start Source data
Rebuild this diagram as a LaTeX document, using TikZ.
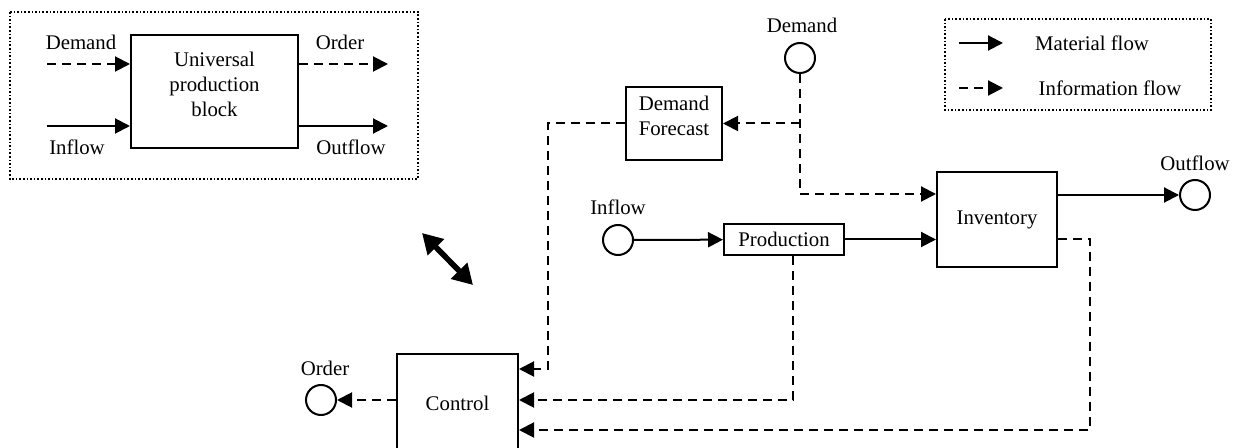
\documentclass[tikz,border=0pt]{standalone}
\usepackage{fontspec}
\setmainfont{Liberation Serif}
\usetikzlibrary{arrows.meta,positioning,calc}

\begin{document}
\begin{tikzpicture}[
    x=0.5pt, y=-0.5pt,
    font=\fontsize{10.4}{12.5}\selectfont,
    block/.style={rectangle, draw, line width=1pt, inner sep=0pt, align=center},
    port/.style={circle, draw, line width=1pt, minimum size=15pt, inner sep=0pt},
    mflow/.style={line width=1pt, -{Triangle[length=7.5pt, width=7.5pt]}},
    iflow/.style={mflow, dash pattern=on 4.5pt off 3pt},
    frame/.style={draw, densely dotted, line width=0.8pt}
]
    \useasboundingbox (0,0) rectangle (1241,448);

    % Universal production block
    \draw[frame] (10,12) rectangle (418,179);
    \node[block, minimum width=83.5pt, minimum height=56.5pt,
          label={[align=center, yshift=3.75pt]center:Universal\\production\\block}] (upb) at (214.5,91.5) {};
    \coordinate (dmdin) at (47,64);
    \coordinate (ordout) at (388,64);
    \coordinate (flowin) at (47,126);
    \coordinate (flowout) at (388,126);
    \draw[iflow] (dmdin) -- (dmdin -| upb.west);
    \draw[iflow] (upb.east |- ordout) -- (ordout);
    \draw[mflow] (flowin) -- (flowin -| upb.west);
    \draw[mflow] (upb.east |- flowout) -- (flowout);
    \node (dmdtxt) at (81,42) {Demand};
    \node (ordtxt) at (340,42) {Order};
    \node (intxt) at (77,147) {Inflow};
    \node (outtxt) at (351,147) {Outflow};

    % Legend
    \draw[frame] (945,19) rectangle (1211,110);
    \coordinate (lgm1) at (959,43);
    \coordinate (lgm2) at (1003,43);
    \coordinate (lgi1) at (959,88);
    \coordinate (lgi2) at (1003,88);
    \draw[mflow] (lgm1) -- (lgm2);
    \draw[iflow] (lgi1) -- (lgi2);
    \node (lgmtxt) at (1092,43) {Material flow};
    \node (lgitxt) at (1110,88) {Information flow};

    % Equivalence
    \coordinate (dblA) at (422,233);
    \coordinate (dblB) at (473,285);
    \draw[line width=2.8pt, {Triangle[length=10pt, width=11pt]}-{Triangle[length=10pt, width=11pt]}] (dblA) -- (dblB);

    % Detailed model
    \node[port] (demand) at (800,58) {};
    \node (demandtxt) at (802,25) {Demand};
    \node[port] (inflow) at (618,240) {};
    \node (inflowtxt) at (618,207) {Inflow};
    \node[port] (outflow) at (1195,195) {};
    \node (outflowtxt) at (1195,163) {Outflow};
    \node[port] (order) at (321,400) {};
    \node (ordertxt) at (325,368) {Order};

    \node[block, minimum width=48pt, minimum height=36.5pt,
          label={[align=center, yshift=4pt]center:Demand\\Forecast}] (fcst) at (674,123.5) {};
    \node[block, minimum width=60pt, minimum height=15.5pt] (prod) at (784,239.5) {Production};
    \node[block, minimum width=60pt, minimum height=47.5pt] (inv) at (997,219.5) {Inventory};
    \node[block, minimum width=60.5pt, minimum height=49pt] (ctrl) at (457.5,403) {Control};

    % Material flow
    \draw[mflow] (inflow) -- (prod);
    \draw[mflow] (prod.east) -- (prod.east -| inv.west);
    \draw[mflow] (inv.east |- outflow) -- (outflow);

    % Information flow
    \draw[iflow] (demand) |- ([yshift=12.75pt]inv.west);
    \draw[iflow] (demand.south |- fcst.east) -- (fcst.east);
    \draw[iflow] (fcst.west) -- ++(-77,0) |- ([yshift=17pt]ctrl.east);
    \draw[iflow] ([xshift=4.5pt]prod.south) |- ([yshift=1.5pt]ctrl.east);
    \draw[iflow] ([yshift=-9.75pt]inv.east) -- ++(32,0) |- ([yshift=-13.5pt]ctrl.east);
    \draw[iflow] ([yshift=1.5pt]ctrl.west) -- (order);
\end{tikzpicture}
\end{document}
end Source data
> Exercise goal:
Set down the complete material exactly, but do not include the images.

> Written solution:
Rebuild this diagram as a LaTeX document, using TikZ.
\documentclass[tikz,border=0pt]{standalone}
\usepackage{fontspec}
\setmainfont{Liberation Serif}
\usetikzlibrary{arrows.meta,positioning,calc}

\begin{document}
\begin{tikzpicture}[
    x=0.5pt, y=-0.5pt,
    font=\fontsize{10.4}{12.5}\selectfont,
    block/.style={rectangle, draw, line width=1pt, inner sep=0pt, align=center},
    port/.style={circle, draw, line width=1pt, minimum size=15pt, inner sep=0pt},
    mflow/.style={line width=1pt, -{Triangle[length=7.5pt, width=7.5pt]}},
    iflow/.style={mflow, dash pattern=on 4.5pt off 3pt},
    frame/.style={draw, densely dotted, line width=0.8pt}
]
    \useasboundingbox (0,0) rectangle (1241,448);

    % Universal production block
    \draw[frame] (10,12) rectangle (418,179);
    \node[block, minimum width=83.5pt, minimum height=56.5pt,
          label={[align=center, yshift=3.75pt]center:Universal\\production\\block}] (upb) at (214.5,91.5) {};
    \coordinate (dmdin) at (47,64);
    \coordinate (ordout) at (388,64);
    \coordinate (flowin) at (47,126);
    \coordinate (flowout) at (388,126);
    \draw[iflow] (dmdin) -- (dmdin -| upb.west);
    \draw[iflow] (upb.east |- ordout) -- (ordout);
    \draw[mflow] (flowin) -- (flowin -| upb.west);
    \draw[mflow] (upb.east |- flowout) -- (flowout);
    \node (dmdtxt) at (81,42) {Demand};
    \node (ordtxt) at (340,42) {Order};
    \node (intxt) at (77,147) {Inflow};
    \node (outtxt) at (351,147) {Outflow};

    % Legend
    \draw[frame] (945,19) rectangle (1211,110);
    \coordinate (lgm1) at (959,43);
    \coordinate (lgm2) at (1003,43);
    \coordinate (lgi1) at (959,88);
    \coordinate (lgi2) at (1003,88);
    \draw[mflow] (lgm1) -- (lgm2);
    \draw[iflow] (lgi1) -- (lgi2);
    \node (lgmtxt) at (1092,43) {Material flow};
    \node (lgitxt) at (1110,88) {Information flow};

    % Equivalence
    \coordinate (dblA) at (422,233);
    \coordinate (dblB) at (473,285);
    \draw[line width=2.8pt, {Triangle[length=10pt, width=11pt]}-{Triangle[length=10pt, width=11pt]}] (dblA) -- (dblB);

    % Detailed model
    \node[port] (demand) at (800,58) {};
    \node (demandtxt) at (802,25) {Demand};
    \node[port] (inflow) at (618,240) {};
    \node (inflowtxt) at (618,207) {Inflow};
    \node[port] (outflow) at (1195,195) {};
    \node (outflowtxt) at (1195,163) {Outflow};
    \node[port] (order) at (321,400) {};
    \node (ordertxt) at (325,368) {Order};

    \node[block, minimum width=48pt, minimum height=36.5pt,
          label={[align=center, yshift=4pt]center:Demand\\Forecast}] (fcst) at (674,123.5) {};
    \node[block, minimum width=60pt, minimum height=15.5pt] (prod) at (784,239.5) {Production};
    \node[block, minimum width=60pt, minimum height=47.5pt] (inv) at (997,219.5) {Inventory};
    \node[block, minimum width=60.5pt, minimum height=49pt] (ctrl) at (457.5,403) {Control};

    % Material flow
    \draw[mflow] (inflow) -- (prod);
    \draw[mflow] (prod.east) -- (prod.east -| inv.west);
    \draw[mflow] (inv.east |- outflow) -- (outflow);

    % Information flow
    \draw[iflow] (demand) |- ([yshift=12.75pt]inv.west);
    \draw[iflow] (demand.south |- fcst.east) -- (fcst.east);
    \draw[iflow] (fcst.west) -- ++(-77,0) |- ([yshift=17pt]ctrl.east);
    \draw[iflow] ([xshift=4.5pt]prod.south) |- ([yshift=1.5pt]ctrl.east);
    \draw[iflow] ([yshift=-9.75pt]inv.east) -- ++(32,0) |- ([yshift=-13.5pt]ctrl.east);
    \draw[iflow] ([yshift=1.5pt]ctrl.west) -- (order);
\end{tikzpicture}
\end{document}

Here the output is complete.